Go Back

Christmas Snickerdoodles

Classic Christmas Snickerdoodles that are fast, easy, giftable, and crowd-pleasing. These cookies have a signature tangy flavor and soft texture, coated in festive cinnamon sugar sprinkles.
Prep Time 20 minutes
Cook Time 11 minutes

Equipment

  • Mixing bowls One large, one small, one shallow dish
  • Mixer Or a sturdy spoon
  • Whisk
  • Baking sheets
  • Parchment paper Or silicone baking mat
  • Wire rack
  • Oven

Ingredients
  

Cookie Dough

  • 1 cup butter room temperature
  • 0.75 cup granulated sugar
  • 0.5 cup brown sugar
  • 2 large eggs room temperature
  • 2 teaspoons vanilla extract
  • 3 cups all-purpose flour
  • 2 teaspoons cream of tartar
  • 1 teaspoon baking soda
  • 0.5 teaspoon salt

Rolling Coating

  • 0.25 cup colorful sugar sprinkles reserved for rolling
  • 2 teaspoons cinnamon reserved for rolling

Instructions
 

  • In a large bowl, cream together softened butter, granulated sugar, and brown sugar until light and fluffy.
  • Add eggs one at a time, ensuring each is fully incorporated, then stir in vanilla extract.
  • In a separate bowl, whisk together flour, cream of tartar, baking soda, and salt.
  • Gradually add the dry ingredients to the wet ingredients, mixing on low speed until just combined.
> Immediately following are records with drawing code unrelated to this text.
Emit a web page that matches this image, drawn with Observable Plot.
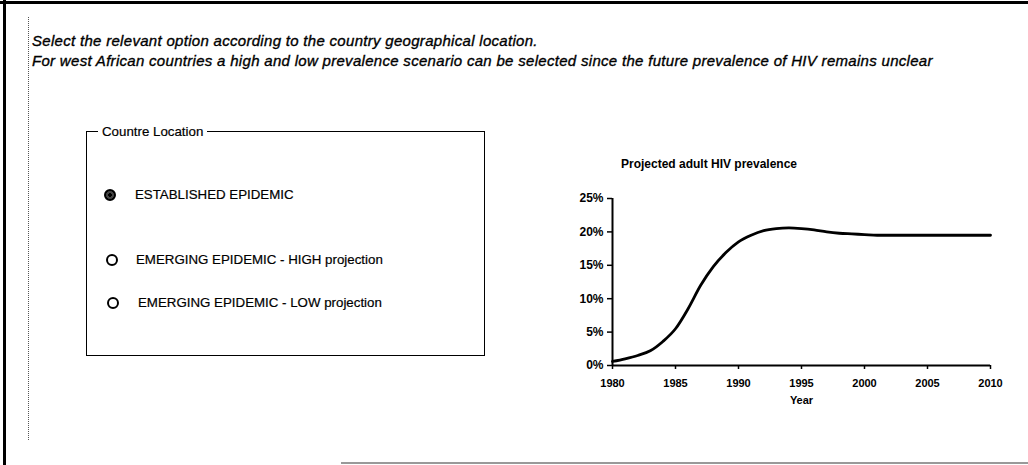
<!DOCTYPE html>
<html>
<head>
<meta charset="utf-8">
<script src="https://cdn.jsdelivr.net/npm/d3@7"></script>
<script src="https://cdn.jsdelivr.net/npm/@observablehq/plot@0.6"></script>
<style>
  html, body { margin: 0; padding: 0; background: #fff; }
  body { width: 1028px; height: 465px; position: relative; overflow: hidden; font-family: "Liberation Sans", Arial, sans-serif; color: #000; }
  .abs { position: absolute; white-space: nowrap; }
  .instr { font-style: italic; font-size: 15px; letter-spacing: 0.3px; left: 32px; -webkit-text-stroke: 0.35px #000; }
  .opt { font-size: 13.3px; -webkit-text-stroke: 0.2px #000; }
  .radio { position: absolute; width: 8px; height: 8px; border: 2px solid #000; border-radius: 50%; background: #fff; }
</style>
</head>
<body>
<!-- frame lines -->
<div class="abs" style="left:0;top:1px;width:1028px;height:3px;background:#000"></div>
<div class="abs" style="left:3px;top:0;width:3px;height:465px;background:#000"></div>
<div class="abs" style="left:28px;top:17px;width:0;height:423px;border-left:1px dotted #555"></div>
<div class="abs" style="left:341px;top:462px;width:687px;height:2px;background:#999"></div>

<div class="abs instr" id="l1" style="top:32px"></div>
<div class="abs instr" id="l2" style="top:52px"></div>

<!-- group box -->
<div class="abs" style="left:86px;top:131px;width:397px;height:223px;border:1.5px solid #000"></div>
<div class="abs" id="legend" style="left:98px;top:124px;padding:0 4px;background:#fff;font-size:13.3px;-webkit-text-stroke:0.2px #000"></div>
<div id="opts"></div>

<div class="abs" id="ctitle" style="top:157px;font-size:12px;font-weight:bold;left:559px;width:300px;text-align:center"></div>
<div id="chart" class="abs" style="left:560px;top:150px"></div>

<script>
const instructions = [
  "Select the relevant option according to the country geographical location.",
  "For west African countries a high and low prevalence scenario can be selected since the future prevalence of HIV remains unclear"
];
const groupTitle = "Countre Location";
const options = [
  "ESTABLISHED EPIDEMIC",
  "EMERGING EPIDEMIC - HIGH projection",
  "EMERGING EPIDEMIC - LOW projection"
];
const selectedOption = 0;
const chartTitle = "Projected adult HIV prevalence";
const xLabel = "Year";

const years = [1980,1981,1982,1983,1984,1985,1986,1987,1988,1989,1990,1991,1992,1993,1994,1995,1996,1997,1998,1999,2000,2001,2002,2003,2004,2005,2006,2007,2008,2009,2010];
const prevalence = [0.6,1.0,1.5,2.2,3.6,5.5,8.5,12.0,14.8,16.9,18.5,19.5,20.2,20.5,20.6,20.5,20.3,20.0,19.8,19.7,19.6,19.5,19.5,19.5,19.5,19.5,19.5,19.5,19.5,19.5,19.5];
const xTicks = [1980,1985,1990,1995,2000,2005,2010];
const yTicks = [0,5,10,15,20,25];

document.getElementById("l1").textContent = instructions[0];
document.getElementById("l2").textContent = instructions[1];
document.getElementById("legend").textContent = groupTitle;
document.getElementById("ctitle").textContent = chartTitle;

const optPos = [[110,195,135],[112,260,136],[113,303,138]];
const optsEl = document.getElementById("opts");
options.forEach((t, i) => {
  const [cx, cy, tx] = optPos[i];
  const r = document.createElement("div");
  r.className = "radio";
  r.style.left = (cx - 6) + "px";
  r.style.top = (cy - 6) + "px";
  if (i === selectedOption) {
    r.style.background = "radial-gradient(circle, #000 0 2px, #444 2px 4px, #000 4px)";
  }
  optsEl.appendChild(r);
  const s = document.createElement("div");
  s.className = "abs opt";
  s.style.left = tx + "px";
  s.style.top = (cy - 8) + "px";
  s.textContent = t;
  optsEl.appendChild(s);
});

const data = years.map((y, i) => ({year: y, value: prevalence[i]}));

const chart = Plot.plot({
  width: 460,
  height: 260,
  marginLeft: 52,
  marginRight: 30,
  marginTop: 48,
  marginBottom: 45,
  style: {fontFamily: "Liberation Sans, Arial, sans-serif", fontSize: "11px", fontWeight: "bold", color: "#000", background: "transparent"},
  x: {domain: [1980, 2010]},
  y: {domain: [0, 25]},
  marks: [
    Plot.axisY({ticks: yTicks, tickFormat: d => d + "%", tickSize: 5, tickPadding: 4, label: null, strokeWidth: 1.5, fontSize: 12}),
    Plot.axisX({ticks: xTicks, tickFormat: d => String(d), tickSize: 4, tickPadding: 10, label: xLabel, labelAnchor: "center", labelArrow: "none", labelOffset: 38, strokeWidth: 1.5}),
    Plot.ruleX([1980], {strokeWidth: 2}),
    Plot.ruleY([0], {strokeWidth: 2}),
    Plot.line(data, {x: "year", y: "value", curve: "monotone-x", strokeWidth: 2.8, stroke: "#000"})
  ]
});
document.getElementById("chart").appendChild(chart);
</script>
</body>
</html>
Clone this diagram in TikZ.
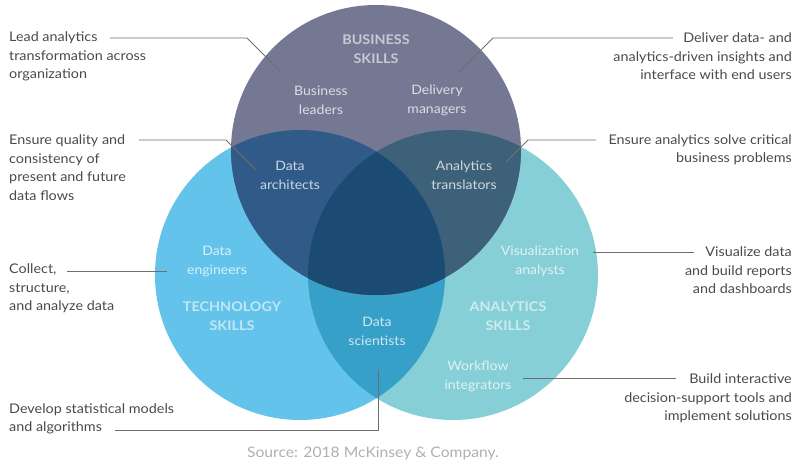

Do not overmix.
  • In a small shallow dish, mix together colorful sugar sprinkles and cinnamon for the coating.
  • Scoop about a tablespoon of dough and roll into a smooth ball.
  • Gently roll each dough ball in the cinnamon-sugar sprinkle mixture.
  • Place coated dough balls about 2 inches apart on prepared baking sheets.
  • Bake in a preheated oven at 375°F (190°C) for 9 to 11 minutes, or until edges are lightly golden.
  • Let cookies cool on baking sheets for a few minutes before transferring to a wire rack to cool completely.

Notes

Store in an airtight container at room temperature for 3-4 days. Can also freeze baked cookies for 2-3 months. Dough can be made ahead and chilled.